**Exercise description:** Reproduce, word for word, the span of lines starting at the line holding "Write a web" and ending at the line holding "const paneW = 878, paneH = 522;". Omit every picture.

**Data for processing:**
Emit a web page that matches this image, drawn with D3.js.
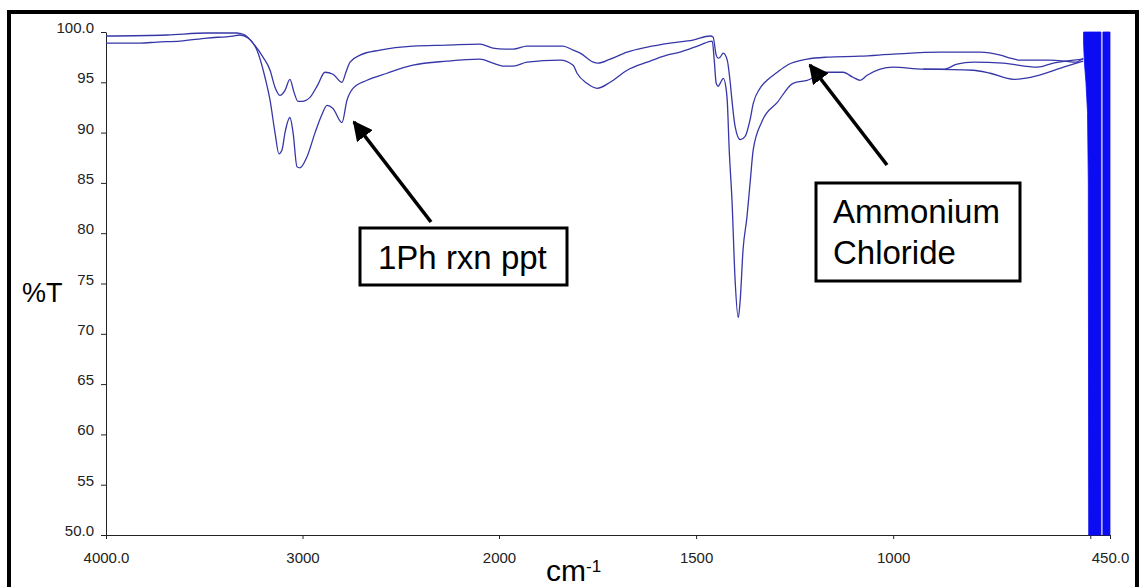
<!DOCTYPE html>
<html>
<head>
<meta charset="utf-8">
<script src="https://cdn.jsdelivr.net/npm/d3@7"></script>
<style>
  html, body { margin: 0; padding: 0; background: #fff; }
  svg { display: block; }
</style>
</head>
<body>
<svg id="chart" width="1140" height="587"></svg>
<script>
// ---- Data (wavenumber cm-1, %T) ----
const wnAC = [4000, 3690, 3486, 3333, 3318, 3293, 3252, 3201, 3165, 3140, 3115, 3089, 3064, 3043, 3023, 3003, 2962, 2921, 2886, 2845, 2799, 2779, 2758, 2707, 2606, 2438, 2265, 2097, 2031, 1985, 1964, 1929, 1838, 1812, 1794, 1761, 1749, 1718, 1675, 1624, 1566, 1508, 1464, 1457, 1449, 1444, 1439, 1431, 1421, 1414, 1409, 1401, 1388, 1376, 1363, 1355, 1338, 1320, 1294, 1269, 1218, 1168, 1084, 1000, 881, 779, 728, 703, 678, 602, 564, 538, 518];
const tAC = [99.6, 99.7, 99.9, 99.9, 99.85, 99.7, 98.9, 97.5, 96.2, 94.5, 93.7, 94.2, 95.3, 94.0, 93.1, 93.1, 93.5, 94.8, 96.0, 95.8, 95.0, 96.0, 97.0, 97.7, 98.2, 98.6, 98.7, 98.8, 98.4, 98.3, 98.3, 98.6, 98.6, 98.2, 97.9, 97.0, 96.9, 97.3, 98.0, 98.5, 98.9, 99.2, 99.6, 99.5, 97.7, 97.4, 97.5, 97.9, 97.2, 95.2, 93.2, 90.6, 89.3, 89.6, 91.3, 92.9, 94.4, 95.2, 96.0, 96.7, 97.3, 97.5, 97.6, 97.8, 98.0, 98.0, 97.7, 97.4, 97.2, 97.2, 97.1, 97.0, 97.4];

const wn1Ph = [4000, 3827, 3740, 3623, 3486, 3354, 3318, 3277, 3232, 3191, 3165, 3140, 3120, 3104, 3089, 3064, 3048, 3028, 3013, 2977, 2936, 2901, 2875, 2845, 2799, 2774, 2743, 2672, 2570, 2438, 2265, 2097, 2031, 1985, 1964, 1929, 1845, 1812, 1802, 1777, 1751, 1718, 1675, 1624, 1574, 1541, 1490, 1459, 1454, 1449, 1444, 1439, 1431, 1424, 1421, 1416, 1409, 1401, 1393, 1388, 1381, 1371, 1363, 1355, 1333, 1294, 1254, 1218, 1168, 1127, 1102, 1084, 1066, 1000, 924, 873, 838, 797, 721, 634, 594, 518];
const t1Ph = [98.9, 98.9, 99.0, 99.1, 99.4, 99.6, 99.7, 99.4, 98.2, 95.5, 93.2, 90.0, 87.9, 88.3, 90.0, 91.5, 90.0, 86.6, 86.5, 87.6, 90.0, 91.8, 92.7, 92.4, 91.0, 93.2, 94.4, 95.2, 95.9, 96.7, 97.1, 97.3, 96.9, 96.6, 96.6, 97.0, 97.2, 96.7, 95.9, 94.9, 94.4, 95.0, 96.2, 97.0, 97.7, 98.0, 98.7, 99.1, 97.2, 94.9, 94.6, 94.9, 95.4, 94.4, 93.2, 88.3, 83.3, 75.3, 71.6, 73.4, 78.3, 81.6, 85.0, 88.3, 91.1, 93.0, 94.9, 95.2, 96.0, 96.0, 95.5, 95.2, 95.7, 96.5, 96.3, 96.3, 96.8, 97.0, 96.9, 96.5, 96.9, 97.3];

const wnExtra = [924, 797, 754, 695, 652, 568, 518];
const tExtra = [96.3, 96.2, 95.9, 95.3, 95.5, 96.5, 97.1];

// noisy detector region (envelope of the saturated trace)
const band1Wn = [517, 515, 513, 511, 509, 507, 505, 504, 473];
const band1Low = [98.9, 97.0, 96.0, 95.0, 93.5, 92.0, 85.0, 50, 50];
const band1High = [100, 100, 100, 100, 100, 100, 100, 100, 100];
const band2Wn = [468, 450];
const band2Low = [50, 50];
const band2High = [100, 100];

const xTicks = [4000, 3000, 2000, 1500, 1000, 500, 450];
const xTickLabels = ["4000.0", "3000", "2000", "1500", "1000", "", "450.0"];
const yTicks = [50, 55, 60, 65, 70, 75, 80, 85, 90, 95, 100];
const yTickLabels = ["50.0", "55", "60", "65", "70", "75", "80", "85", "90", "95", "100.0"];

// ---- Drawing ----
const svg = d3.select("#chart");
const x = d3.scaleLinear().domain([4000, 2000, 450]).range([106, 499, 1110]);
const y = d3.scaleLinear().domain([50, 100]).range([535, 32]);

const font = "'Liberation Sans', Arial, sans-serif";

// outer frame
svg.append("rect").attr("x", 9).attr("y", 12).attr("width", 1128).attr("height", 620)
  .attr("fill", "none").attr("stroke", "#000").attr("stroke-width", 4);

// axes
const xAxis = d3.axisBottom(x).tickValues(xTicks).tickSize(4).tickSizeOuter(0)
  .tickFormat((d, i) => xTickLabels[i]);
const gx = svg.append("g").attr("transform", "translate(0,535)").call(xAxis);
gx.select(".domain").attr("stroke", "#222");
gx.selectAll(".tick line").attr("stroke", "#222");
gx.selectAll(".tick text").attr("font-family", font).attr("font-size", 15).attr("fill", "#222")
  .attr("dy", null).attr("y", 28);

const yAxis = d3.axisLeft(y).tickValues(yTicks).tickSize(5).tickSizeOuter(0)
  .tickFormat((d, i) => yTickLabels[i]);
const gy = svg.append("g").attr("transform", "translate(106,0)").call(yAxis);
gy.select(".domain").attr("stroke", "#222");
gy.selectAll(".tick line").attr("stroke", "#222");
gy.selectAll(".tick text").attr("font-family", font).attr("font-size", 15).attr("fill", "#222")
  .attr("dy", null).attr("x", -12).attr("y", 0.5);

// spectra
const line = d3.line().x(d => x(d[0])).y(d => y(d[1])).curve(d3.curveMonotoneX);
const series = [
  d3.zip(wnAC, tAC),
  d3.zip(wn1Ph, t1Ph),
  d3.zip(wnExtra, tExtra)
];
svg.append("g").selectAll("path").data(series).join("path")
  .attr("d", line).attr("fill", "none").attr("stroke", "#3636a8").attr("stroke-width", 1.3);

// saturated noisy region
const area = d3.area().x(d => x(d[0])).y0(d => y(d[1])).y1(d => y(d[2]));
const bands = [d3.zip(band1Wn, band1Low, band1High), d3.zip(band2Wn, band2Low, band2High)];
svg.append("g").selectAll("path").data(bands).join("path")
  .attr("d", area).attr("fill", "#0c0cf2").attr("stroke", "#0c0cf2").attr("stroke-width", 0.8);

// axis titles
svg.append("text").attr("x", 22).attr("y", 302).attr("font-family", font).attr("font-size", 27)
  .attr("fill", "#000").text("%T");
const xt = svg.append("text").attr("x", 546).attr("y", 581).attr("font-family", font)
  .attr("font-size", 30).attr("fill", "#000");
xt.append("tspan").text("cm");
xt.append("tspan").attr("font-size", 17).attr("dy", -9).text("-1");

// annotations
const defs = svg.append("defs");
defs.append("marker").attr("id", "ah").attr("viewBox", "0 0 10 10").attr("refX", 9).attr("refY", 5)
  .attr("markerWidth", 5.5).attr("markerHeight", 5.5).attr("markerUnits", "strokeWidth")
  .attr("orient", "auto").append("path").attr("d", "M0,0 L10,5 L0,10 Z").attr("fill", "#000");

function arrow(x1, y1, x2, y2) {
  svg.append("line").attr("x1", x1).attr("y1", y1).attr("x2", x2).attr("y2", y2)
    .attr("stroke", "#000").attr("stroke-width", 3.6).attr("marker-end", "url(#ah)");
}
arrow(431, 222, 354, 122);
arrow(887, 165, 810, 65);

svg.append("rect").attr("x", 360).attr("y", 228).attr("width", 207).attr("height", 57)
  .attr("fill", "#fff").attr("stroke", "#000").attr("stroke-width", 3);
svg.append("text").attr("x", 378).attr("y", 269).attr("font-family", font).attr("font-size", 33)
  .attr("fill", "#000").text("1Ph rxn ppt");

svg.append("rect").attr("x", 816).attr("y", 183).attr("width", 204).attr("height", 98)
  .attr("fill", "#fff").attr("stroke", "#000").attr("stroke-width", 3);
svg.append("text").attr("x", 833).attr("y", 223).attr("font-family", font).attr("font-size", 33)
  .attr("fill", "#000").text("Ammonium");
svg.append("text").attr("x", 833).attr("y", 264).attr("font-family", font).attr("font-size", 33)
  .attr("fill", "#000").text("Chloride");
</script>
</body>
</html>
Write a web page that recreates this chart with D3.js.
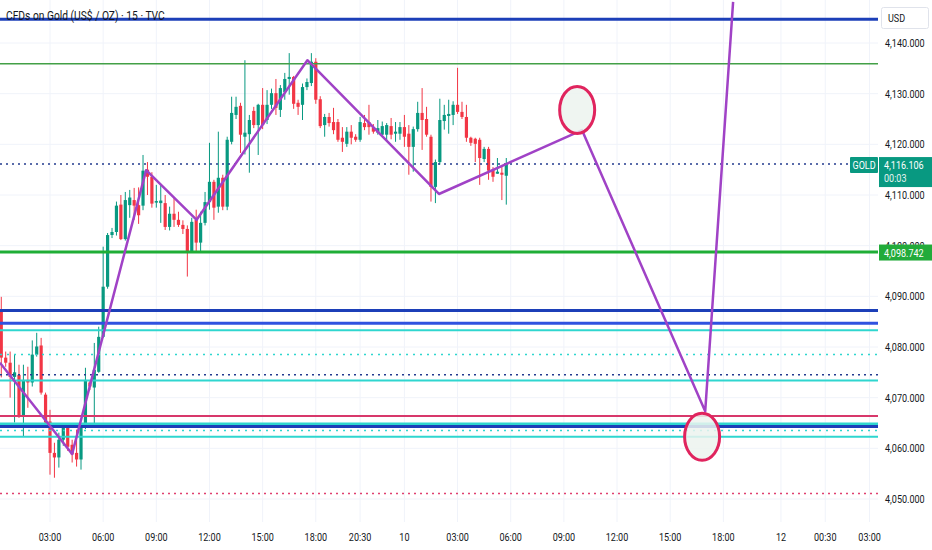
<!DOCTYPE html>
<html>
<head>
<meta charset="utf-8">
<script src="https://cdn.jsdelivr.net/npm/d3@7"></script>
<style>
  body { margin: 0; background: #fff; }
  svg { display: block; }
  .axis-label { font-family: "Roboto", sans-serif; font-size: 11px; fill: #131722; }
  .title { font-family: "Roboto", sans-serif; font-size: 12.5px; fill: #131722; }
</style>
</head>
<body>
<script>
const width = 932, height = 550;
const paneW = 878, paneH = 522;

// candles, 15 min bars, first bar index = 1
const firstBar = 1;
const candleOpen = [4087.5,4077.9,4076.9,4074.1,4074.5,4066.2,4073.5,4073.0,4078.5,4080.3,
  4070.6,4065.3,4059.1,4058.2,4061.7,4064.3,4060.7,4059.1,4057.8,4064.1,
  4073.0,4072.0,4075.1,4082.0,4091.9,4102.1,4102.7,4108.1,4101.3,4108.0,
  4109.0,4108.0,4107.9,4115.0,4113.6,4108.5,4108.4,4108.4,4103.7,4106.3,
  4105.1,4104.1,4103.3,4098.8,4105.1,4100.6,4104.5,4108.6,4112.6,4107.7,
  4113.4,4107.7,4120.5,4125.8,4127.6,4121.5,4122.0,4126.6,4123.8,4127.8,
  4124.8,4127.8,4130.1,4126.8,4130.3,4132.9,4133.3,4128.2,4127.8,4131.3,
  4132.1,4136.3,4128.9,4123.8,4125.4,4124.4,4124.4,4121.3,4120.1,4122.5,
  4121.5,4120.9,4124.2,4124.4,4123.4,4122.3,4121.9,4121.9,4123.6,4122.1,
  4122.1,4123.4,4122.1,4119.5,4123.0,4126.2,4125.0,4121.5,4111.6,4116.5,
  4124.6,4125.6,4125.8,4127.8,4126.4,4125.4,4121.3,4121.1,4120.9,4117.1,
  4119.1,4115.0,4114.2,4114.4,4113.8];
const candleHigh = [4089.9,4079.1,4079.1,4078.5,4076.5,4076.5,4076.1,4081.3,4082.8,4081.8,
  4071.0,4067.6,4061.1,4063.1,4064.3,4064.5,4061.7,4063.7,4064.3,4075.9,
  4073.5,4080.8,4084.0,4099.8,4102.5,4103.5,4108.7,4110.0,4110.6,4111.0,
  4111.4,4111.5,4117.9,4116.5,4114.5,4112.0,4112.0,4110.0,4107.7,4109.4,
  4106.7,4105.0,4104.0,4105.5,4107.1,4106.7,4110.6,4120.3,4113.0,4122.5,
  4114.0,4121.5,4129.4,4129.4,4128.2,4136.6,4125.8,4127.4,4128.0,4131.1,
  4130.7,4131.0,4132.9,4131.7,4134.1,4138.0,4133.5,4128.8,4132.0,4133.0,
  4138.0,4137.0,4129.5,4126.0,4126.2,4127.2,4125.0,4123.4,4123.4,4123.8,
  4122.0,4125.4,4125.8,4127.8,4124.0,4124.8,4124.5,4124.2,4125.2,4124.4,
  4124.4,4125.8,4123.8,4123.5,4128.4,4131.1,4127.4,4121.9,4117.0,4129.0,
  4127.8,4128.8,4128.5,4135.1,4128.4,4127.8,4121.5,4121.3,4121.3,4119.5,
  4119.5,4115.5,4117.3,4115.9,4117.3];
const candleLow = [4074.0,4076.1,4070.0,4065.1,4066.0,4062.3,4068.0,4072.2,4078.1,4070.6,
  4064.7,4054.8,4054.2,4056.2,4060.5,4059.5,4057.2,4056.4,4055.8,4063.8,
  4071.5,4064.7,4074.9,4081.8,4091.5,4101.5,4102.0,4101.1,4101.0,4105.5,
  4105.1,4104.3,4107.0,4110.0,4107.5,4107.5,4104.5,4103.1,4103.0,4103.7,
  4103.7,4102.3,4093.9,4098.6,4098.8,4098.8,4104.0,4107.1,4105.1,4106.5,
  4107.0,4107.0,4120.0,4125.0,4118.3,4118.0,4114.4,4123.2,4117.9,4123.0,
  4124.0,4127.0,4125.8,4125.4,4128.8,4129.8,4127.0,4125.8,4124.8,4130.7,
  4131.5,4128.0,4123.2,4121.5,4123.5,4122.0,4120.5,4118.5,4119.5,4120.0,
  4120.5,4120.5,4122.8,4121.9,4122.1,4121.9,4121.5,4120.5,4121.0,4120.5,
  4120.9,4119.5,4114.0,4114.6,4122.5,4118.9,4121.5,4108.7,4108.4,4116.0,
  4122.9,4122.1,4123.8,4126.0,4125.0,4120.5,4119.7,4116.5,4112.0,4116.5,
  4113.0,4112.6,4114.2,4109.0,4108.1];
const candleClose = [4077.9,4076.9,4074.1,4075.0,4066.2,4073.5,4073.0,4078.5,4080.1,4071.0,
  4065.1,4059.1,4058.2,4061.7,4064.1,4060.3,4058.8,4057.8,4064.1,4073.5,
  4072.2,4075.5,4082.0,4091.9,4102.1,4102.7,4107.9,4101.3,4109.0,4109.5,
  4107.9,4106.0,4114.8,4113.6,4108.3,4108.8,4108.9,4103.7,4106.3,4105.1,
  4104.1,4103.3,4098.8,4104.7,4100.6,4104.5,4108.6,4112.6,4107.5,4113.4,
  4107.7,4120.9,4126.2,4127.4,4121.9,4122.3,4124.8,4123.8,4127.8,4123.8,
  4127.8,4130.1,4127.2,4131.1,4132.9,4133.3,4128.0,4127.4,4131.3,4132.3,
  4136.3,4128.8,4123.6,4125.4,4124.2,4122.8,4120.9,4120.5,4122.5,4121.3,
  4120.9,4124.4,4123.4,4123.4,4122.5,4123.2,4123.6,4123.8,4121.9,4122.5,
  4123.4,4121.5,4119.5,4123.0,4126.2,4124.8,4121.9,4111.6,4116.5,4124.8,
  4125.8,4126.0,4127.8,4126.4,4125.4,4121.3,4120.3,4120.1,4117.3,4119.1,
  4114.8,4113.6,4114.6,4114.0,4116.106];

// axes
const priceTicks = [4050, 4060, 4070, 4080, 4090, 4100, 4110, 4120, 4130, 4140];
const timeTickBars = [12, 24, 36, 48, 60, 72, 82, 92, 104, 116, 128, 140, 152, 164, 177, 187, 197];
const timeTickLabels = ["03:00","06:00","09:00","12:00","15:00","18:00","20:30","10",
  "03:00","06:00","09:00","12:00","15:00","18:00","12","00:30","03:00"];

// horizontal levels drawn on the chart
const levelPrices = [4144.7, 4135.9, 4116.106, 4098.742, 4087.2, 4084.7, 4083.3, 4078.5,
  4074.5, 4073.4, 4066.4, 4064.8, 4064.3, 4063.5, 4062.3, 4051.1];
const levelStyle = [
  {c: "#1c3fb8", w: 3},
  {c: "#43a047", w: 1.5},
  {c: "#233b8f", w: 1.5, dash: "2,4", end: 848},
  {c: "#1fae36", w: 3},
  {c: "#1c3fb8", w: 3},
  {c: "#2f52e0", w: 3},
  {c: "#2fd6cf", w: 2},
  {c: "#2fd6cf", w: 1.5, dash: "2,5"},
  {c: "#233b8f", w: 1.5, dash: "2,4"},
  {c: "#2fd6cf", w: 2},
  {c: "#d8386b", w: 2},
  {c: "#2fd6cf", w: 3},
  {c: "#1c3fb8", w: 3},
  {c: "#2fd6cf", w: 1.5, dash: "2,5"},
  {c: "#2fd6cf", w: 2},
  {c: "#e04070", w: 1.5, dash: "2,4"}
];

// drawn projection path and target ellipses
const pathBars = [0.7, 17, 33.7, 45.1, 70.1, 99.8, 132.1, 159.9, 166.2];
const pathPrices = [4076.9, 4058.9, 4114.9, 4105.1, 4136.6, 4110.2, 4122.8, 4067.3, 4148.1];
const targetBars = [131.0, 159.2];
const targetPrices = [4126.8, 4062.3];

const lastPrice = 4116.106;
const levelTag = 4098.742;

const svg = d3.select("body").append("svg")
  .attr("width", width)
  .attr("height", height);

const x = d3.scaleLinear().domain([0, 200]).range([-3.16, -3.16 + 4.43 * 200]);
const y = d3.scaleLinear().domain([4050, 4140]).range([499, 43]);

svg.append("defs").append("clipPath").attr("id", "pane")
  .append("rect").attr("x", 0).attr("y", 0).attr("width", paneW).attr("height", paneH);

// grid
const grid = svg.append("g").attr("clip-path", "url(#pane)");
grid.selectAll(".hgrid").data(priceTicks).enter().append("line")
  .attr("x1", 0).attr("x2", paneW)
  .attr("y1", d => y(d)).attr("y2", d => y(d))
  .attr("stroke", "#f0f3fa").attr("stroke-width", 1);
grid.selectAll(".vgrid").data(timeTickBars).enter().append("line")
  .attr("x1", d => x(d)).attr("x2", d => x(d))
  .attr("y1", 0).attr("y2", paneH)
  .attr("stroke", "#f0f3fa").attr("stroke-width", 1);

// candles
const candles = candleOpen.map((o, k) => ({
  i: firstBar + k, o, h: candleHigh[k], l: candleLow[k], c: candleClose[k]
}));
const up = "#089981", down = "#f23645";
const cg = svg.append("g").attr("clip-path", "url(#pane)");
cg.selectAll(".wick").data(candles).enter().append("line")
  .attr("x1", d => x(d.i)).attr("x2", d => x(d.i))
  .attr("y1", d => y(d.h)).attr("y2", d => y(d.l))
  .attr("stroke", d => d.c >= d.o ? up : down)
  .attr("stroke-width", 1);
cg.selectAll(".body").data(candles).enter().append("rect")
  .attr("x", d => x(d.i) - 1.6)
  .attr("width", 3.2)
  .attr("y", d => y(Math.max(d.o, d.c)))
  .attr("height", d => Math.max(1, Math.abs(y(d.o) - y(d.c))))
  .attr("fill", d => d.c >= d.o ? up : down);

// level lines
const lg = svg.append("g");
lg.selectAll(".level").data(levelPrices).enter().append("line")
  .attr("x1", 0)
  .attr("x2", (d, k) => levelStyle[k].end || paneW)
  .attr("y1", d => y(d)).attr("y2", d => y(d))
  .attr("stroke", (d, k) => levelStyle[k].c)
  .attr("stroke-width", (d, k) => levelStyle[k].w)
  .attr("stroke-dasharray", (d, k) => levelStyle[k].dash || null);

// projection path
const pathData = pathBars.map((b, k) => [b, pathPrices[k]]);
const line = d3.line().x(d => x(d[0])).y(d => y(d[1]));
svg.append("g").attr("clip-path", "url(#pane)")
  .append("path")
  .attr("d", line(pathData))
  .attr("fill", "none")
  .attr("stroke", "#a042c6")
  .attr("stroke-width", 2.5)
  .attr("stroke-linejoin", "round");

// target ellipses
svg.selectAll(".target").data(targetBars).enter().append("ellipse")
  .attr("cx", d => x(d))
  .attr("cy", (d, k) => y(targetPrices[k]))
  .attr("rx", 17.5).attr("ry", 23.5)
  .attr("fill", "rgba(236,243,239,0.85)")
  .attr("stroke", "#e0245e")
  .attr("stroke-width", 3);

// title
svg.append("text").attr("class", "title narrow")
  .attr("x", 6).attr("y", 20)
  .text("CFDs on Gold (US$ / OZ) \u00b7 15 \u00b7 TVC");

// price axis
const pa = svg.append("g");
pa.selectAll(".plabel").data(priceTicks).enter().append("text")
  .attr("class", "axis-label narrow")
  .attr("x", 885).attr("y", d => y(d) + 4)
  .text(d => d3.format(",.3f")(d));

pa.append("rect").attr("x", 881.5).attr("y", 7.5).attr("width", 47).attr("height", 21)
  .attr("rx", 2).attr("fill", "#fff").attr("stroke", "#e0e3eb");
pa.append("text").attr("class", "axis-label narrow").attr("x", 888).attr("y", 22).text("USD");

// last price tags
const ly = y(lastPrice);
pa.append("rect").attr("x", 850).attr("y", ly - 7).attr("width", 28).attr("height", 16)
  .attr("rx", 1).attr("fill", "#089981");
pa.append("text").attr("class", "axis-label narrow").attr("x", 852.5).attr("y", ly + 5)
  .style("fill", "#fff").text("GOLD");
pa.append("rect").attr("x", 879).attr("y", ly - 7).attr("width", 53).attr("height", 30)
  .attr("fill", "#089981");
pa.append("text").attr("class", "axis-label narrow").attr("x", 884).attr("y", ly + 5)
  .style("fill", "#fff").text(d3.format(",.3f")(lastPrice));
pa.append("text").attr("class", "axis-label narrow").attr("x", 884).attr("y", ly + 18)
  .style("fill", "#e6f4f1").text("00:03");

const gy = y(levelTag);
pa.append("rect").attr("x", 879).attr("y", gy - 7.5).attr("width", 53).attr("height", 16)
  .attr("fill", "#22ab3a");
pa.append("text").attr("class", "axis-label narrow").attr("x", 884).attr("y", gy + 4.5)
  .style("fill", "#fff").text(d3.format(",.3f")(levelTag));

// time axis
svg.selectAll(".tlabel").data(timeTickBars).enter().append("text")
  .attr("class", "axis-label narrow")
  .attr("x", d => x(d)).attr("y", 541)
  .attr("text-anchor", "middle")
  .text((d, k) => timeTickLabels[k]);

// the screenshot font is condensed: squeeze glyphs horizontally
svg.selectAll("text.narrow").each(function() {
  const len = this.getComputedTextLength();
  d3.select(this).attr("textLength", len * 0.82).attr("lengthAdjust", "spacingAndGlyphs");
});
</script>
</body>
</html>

**The solution:**
Write a web page that recreates this chart with D3.js.
<!DOCTYPE html>
<html>
<head>
<meta charset="utf-8">
<script src="https://cdn.jsdelivr.net/npm/d3@7"></script>
<style>
  body { margin: 0; background: #fff; }
  svg { display: block; }
  .axis-label { font-family: "Roboto", sans-serif; font-size: 11px; fill: #131722; }
  .title { font-family: "Roboto", sans-serif; font-size: 12.5px; fill: #131722; }
</style>
</head>
<body>
<script>
const width = 932, height = 550;
const paneW = 878, paneH = 522;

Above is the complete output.